A ministra Carmen Lúcia, do Supremo Tribunal Federal (STF), determinou ao Superior Tribunal Militar (STM) que dê a um pesquisador acesso integral às gravações das sessões públicas e secretas de julgamentos ocorridos naquele tribunal na década de 1970.
O referido pesquisador busca o material para subsidiar pesquisa sobre julgamentos na época da ditadura militar. A decisão se deu na Reclamação (RCL) 57722.
No pedido, o pesquisador, que também é advogado, argumenta que apesar de o STF, em duas ocasiões, ter determinado ao STM que fornecesse acesso integral aos registros, as gravações disponibilizadas (mais de 10 mil horas) foram digitalizadas, mas não contemplam a totalidade das sessões de julgamento realizadas e dos processos apreciados.
Ele afirma que negar acesso a todo o material termina “camuflando sofrimentos e abusos e gera um saudosismo falso de tempos em que a lei não era observada, os direitos humanos afrontados sistematicamente, e a legalidade inexistente“.
Em informações prestadas na ação, o STM afirmou que foi dado acesso integral a registros fonográficos do período entre 1975 e 2004, inclusive com 2 mil horas de sessões secretas.
Alegou, ainda, que parcela das sessões não foi disponibilizada por não ter ocorrido a gravação ou porque os registros, realizados em fitas magnéticas e com equipamentos de captação “rudimentares”, estariam com sua integridade comprometida.
DIREITO À INFORMAÇÃO
Na decisão, a ministra Carmen Lúcia observou que o acesso determinado pelo STF às gravações foi amplo, irrestrito e integral, sem limitação sobre a qualidade dos registros ou eventual comprometimento da integridade.
Ela salientou que, conforme decidido anteriormente pelo Supremo, quando se trata de direito à informação, não há espaço para a discricionariedade, e que apenas a proteção ao interesse público ou a defesa da intimidade podem legitimar sua restrição.
A relatora determinou que o STM deve colocar à disposição do pesquisador todo o material requerido, independentemente do estado em que esteja, cabendo a ele avaliar a utilização do conteúdo ou, até mesmo, providenciar, às suas custas, sua eventual restauração.
No caso acima, essa possibilidade deve ser comprovada ao tribunal militar.
A decisão estabelece que o STM também terá que informar a existência ou não das sessões secretas indicadas pelo pesquisador, de forma que seja esclarecida sua suspeita sobre eventual ocultação de parte dos documentos pleiteados.
Em relação a dados relacionados à intimidade e aqueles cujo sigilo seja necessário para proteção da sociedade e do Estado, o STM deverá motivar de forma explícita e pormenorizada o não fornecimento.
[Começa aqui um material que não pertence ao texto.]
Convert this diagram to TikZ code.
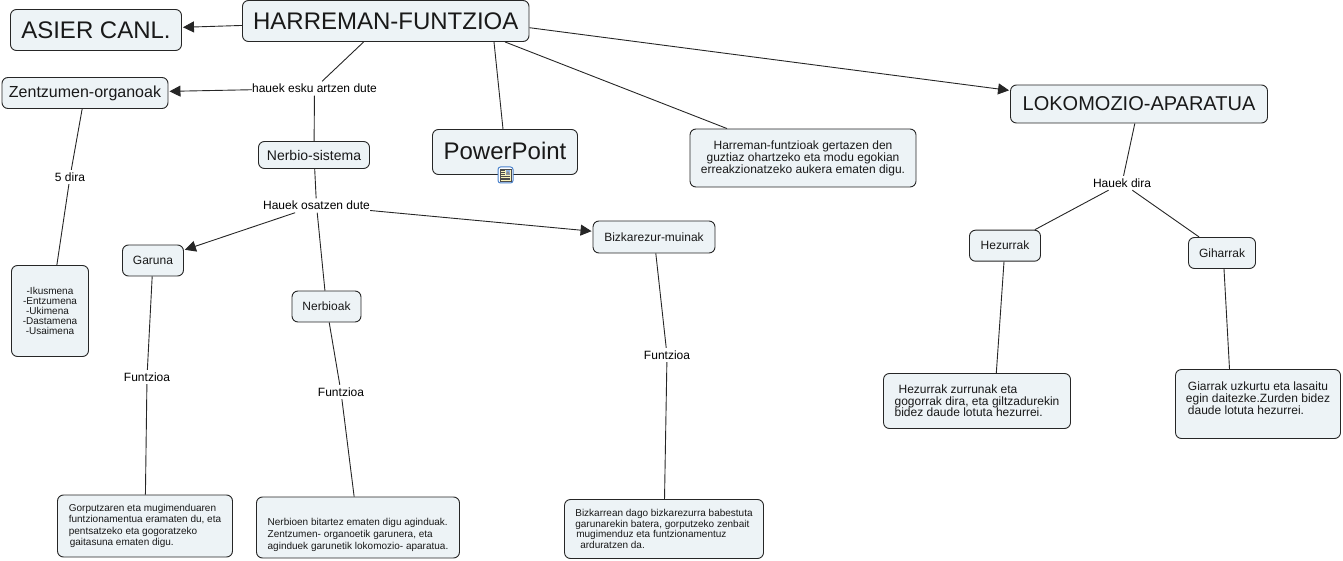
\documentclass[tikz,border=0pt]{standalone}
\usepackage{fontspec}
\setmainfont{Liberation Sans}
\usetikzlibrary{arrows.meta}
\newcommand{\fsize}[2]{\fontsize{#1}{#2}\selectfont}
\tikzset{
    >={Triangle[length=11pt,width=11pt]},
    concept/.style={draw=black!85, line width=0.9pt, fill=boxfill, rounded corners=6pt, inner sep=0pt, text=black!90},
    phrase/.style={inner sep=0pt, minimum height=14pt, fill=white, font=\fsize{12}{14}},
    link/.style={line width=0.9pt, black!85},
    arrowlink/.style={link, ->, shorten >=1pt}
}
\definecolor{boxfill}{HTML}{EDF3F6}
\definecolor{iconblue}{HTML}{4A82CC}
\definecolor{iconcream}{HTML}{FAF3BC}
\begin{document}
\begin{tikzpicture}[x=1pt, y=-1pt]
    \useasboundingbox (0,0) rectangle (1343,561);
    % top row
    \node[concept, minimum width=286.5pt, minimum height=41pt, font=\fsize{24}{26}] (harreman) at (385.75,21) {HARREMAN-FUNTZIOA};
    \node[concept, minimum width=171pt, minimum height=41pt, font=\fsize{24}{26}] (asier) at (96,30) {\raisebox{-1pt}{ASIER CANL.}};
    \node[concept, minimum width=166pt, minimum height=31pt, font=\fsize{16}{18}] (zentzumen) at (85,93) {Zentzumen-organoak};
    \node[concept, minimum width=111pt, minimum height=27pt, font=\fsize{14}{16}] (nerbiosistema) at (314,155) {Nerbio-sistema};
    \node[concept, minimum width=145pt, minimum height=45pt, font=\fsize{24}{26}] (powerpoint) at (505,152) {\raisebox{1.5pt}{PowerPoint}};
    \node[concept, minimum width=226pt, minimum height=58pt, align=center, font=\fsize{12}{12}] (azalpena) at (803,158)
        {Harreman-funtzioak gertazen den\\guztiaz ohartzeko eta modu egokian\\erreakzionatzeko aukera ematen digu.};
    \node[concept, minimum width=257pt, minimum height=38pt, font=\fsize{20}{22}] (lokomozio) at (1139,104) {LOKOMOZIO-APARATUA};
    % second row
    \node[concept, minimum width=122pt, minimum height=32pt, font=\fsize{12}{14}] (bizkarezur) at (654,237) {Bizkarezur-muinak};
    \node[concept, minimum width=61pt, minimum height=31pt, font=\fsize{12}{14}] (garuna) at (153,260.5) {\raisebox{-1pt}{Garuna}};
    \node[concept, minimum width=69pt, minimum height=31pt, font=\fsize{12}{14}] (nerbioak) at (326.5,306.5) {Nerbioak};
    \node[concept, minimum width=71pt, minimum height=31pt, font=\fsize{12}{14}] (hezurrak) at (1005,245.7) {Hezurrak};
    \node[concept, minimum width=67pt, minimum height=31pt, font=\fsize{12}{14}] (giharrak) at (1222,253) {Giharrak};
    % text boxes
    \node[concept, minimum width=77pt, minimum height=91pt, align=center, font=\fsize{10}{10}] (zentzumenak) at (50,311)
        {-Ikusmena\\-Entzumena\\-Ukimena\hspace*{5pt}\mbox{}\\-Dastamena\\-Usaimena};
    \node[concept, minimum width=175pt, minimum height=62pt, align=left, font=\fsize{10}{11.5}] (garunatxt) at (145,526)
        {Gorputzaren eta mugimenduaren\\funtzionamentua eramaten du, eta\\pentsatzeko eta gogoratzeko\\\hspace*{1pt}gaitasuna ematen digu.};
    \node[concept, minimum width=203pt, minimum height=61pt, align=left, font=\fsize{10}{12}] (nerbioaktxt) at (358,527.5)
        {\rule{0pt}{10pt}\\Nerbioen bitartez ematen digu agindua\mbox{k}.\\Zentzumen- organoetik garunera, eta\\aginduek garunetik lokomozio- aparatua.};
    \node[concept, minimum width=199pt, minimum height=59pt, align=left, font=\fsize{10}{10.7}] (bizkarezurtxt) at (664,529)
        {Bizkarrean dago bizkarezurra babestuta\\garunarekin batera, gorputzeko zenbait\\\hspace*{1pt}mugimenduz eta funtzionamentuz\\\hspace*{5pt}arduratzen da.};
    \node[concept, minimum width=187pt, minimum height=55pt, align=left, font=\fsize{12}{11.7}] (hezurraktxt) at (977,401)
        {\hspace*{4pt}Hezurrak zurrunak eta\\gogorrak dira, eta giltzadurekin\\bidez daude lotuta hezurrei.};
    \node[concept, minimum width=165pt, minimum height=69pt, align=left, font=\fsize{12}{11.7}] (giharraktxt) at (1258,404)
        {\hspace*{2pt}Giarrak uzkurtu eta lasaitu\\egin daitezke.Zurden bidez\\\hspace*{2pt}daude lotuta hezurrei.\\\mbox{}};
    % linking phrases
    \node[phrase] (esku) at (314.5,88.5) {hauek esku artzen dute};
    \node[phrase] (bost) at (70,177) {5 dira};
    \node[phrase] (osatzen) at (316.5,205.5) {Hauek osatzen dute};
    \node[phrase] (fgaruna) at (147,377) {Funtzioa};
    \node[phrase] (fnerbio) at (341,392) {Funtzioa};
    \node[phrase] (fmuin) at (667,355) {Funtzioa};
    \node[phrase] (dira) at (1122,183) {Hauek dira};
    % connectors
    \draw[arrowlink] (harreman) -- (asier);
    \draw[link] (harreman) -- (esku);
    \draw[arrowlink] (esku) -- (zentzumen);
    \draw[link] (esku) -- (nerbiosistema);
    \draw[link] (494,0 |- harreman.south) -- (503,0 |- powerpoint.north);
    \draw[link] (505,0 |- harreman.south) -- (727,0 |- azalpena.north);
    \draw[arrowlink] (harreman.east |- 0,27.7) -- (lokomozio.west |- 0,90.5);
    \draw[link] (zentzumen) -- (bost);
    \draw[link] (bost) -- (zentzumenak);
    \draw[link] (nerbiosistema) -- (osatzen);
    \draw[arrowlink] (osatzen) -- (garuna);
    \draw[arrowlink] (osatzen) -- (bizkarezur);
    \draw[link] (osatzen) -- (nerbioak);
    \draw[link] (garuna) -- (fgaruna);
    \draw[link] (fgaruna) -- (garunatxt);
    \draw[link] (nerbioak) -- (fnerbio);
    \draw[link] (fnerbio) -- (nerbioaktxt);
    \draw[link] (bizkarezur) -- (fmuin);
    \draw[link] (fmuin) -- (bizkarezurtxt);
    \draw[link] (lokomozio) -- (dira);
    \draw[link] (dira) -- (hezurrak);
    \draw[link] (dira) -- (giharrak);
    \draw[link] (1004,0 |- hezurrak.south) -- (996.3,0 |- hezurraktxt.north);
    \draw[link] (1224,0 |- giharrak.south) -- (1229.5,0 |- giharraktxt.north);
    % document icon under PowerPoint
    \node[draw=iconblue, line width=1pt, fill=white, rounded corners=2.5pt, minimum width=15pt, minimum height=16pt, inner sep=0pt] (pptdoc) at (505.5,175) {};
    \draw[black!70, line width=0.4pt, fill=iconcream] (500,168.8) rectangle (511,181.2);
    \fill[iconblue!60] (505.5,169.6) rectangle (510.2,174.6);
    \fill[black!45] (506.5,172.8) -- (508,171) -- (510.2,174.6) -- (506,174.6) -- cycle;
    \foreach \ypos in {170.5,172.5,174.5} {
        \draw[black!70, line width=0.4pt] (501,\ypos) -- (504.5,\ypos);
    }
    \foreach \ypos in {176.3,178,179.7} {
        \draw[black!70, line width=0.4pt] (501,\ypos) -- (510,\ypos);
    }
\end{tikzpicture}
\end{document}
Aumentar a representatividade no Conselho Nacional de Justiça
Integrantes da Justiça Militar lutam por duas frentes: aumentar sua representatividade no Conselho Nacional de Justiça (CNJ) e ampliar sua competência para julgar casos cíveis. Ambas as propostas geram debate entre especialistas, com argumentos a favor e contra.
Uma proposta de emenda constitucional (PEC) em tramitação no Senado visa aumentar o número de cadeiras no CNJ de 15 para 18, incluindo um representante da Justiça Militar. A ideia é garantir voz e voto aos militares nas decisões do Conselho, que regula e fiscaliza o Poder Judiciário.
Atualmente, o CNJ não possui nenhum membro oriundo da Justiça Militar, o que tem sido motivo de insatisfação entre os integrantes desse ramo do Judiciário.
A falta de representatividade militar no CNJ tem sido uma queixa antiga da Justiça Militar, que se submete às decisões do conselho sem ter voz ativa. A proposta de inclusão busca corrigir essa lacuna, permitindo que a Justiça Castrense tenha participação nas deliberações e decisões do órgão responsável pelo controle administrativo e financeiro do Poder Judiciário.
Os que são contra a inclusão de militares no CNJ alegam que ela poderia ser vista como uma forma de militarização do CNJ, contrariando a ideia de um Judiciário independente.
O caso da Reclamação (RCL) 57722, a respeito da resistência da STM em obedecer à determinação do Supremo Tribunal Federal, – exemplo cristalino do adágio militar “um manda, o outro obedece” – já fornece algum prognóstico do que pode se transformar o Conselho Nacional de Justiça.